Land of the Meridian
Cartographic record — Pueblo, Colorado — 1860 through the present day
About This Record
The Meridian Archive traces the physical evolution of Pueblo, Colorado across four documented eras. Each historical map has been georeferenced to a shared coordinate frame, normalized for tonal consistency across scan sources, and layered so that geographic change becomes visible through the movement of a single control.

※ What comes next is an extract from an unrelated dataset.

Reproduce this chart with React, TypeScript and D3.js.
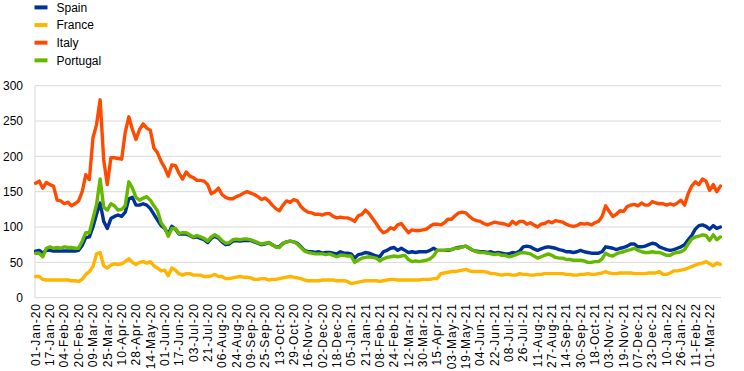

The 6th Principal Meridian — the federal surveying baseline from which all land in Colorado, Kansas, Nebraska, Wyoming, and the Dakotas was originally measured — passes through this county. What you see here is what was known, staked, and recorded.
Eras in This Archive
| 1860 | Territorial period. Pueblo as a frontier trading settlement on the Arkansas River. Streets informal. The mountain route the dominant geographic feature. |
| 1889 | Sanborn Fire Insurance survey. The mining boom transforms the grid. Steel industry arrives. Rail lines multiply. The town incorporates. |
| 1921 | Industrial peak. CF&I steel works at full operation. The Great Flood of June 1921 reshapes the river corridor. Neighborhoods consolidated. |
| 2026 | Contemporary street geography overlaid on the historical coordinate frame. What remains of the grid. What was removed. |
Registration Method
Each historical map is aligned to a shared reference using anchor points — fixed geographic features that persist across eras: the courthouse block, river bends, major intersections, and the original rail crossings. A similarity transform (translation, scale, rotation) is computed from three or more anchor pairs per map and stored with each era.
Tonal normalization is applied after registration: brightness, contrast, black levels, and paper tone are equalized so scan differences do not interrupt the transition between eras. Historical texture — fold marks, ink bleed, edge wear — is preserved.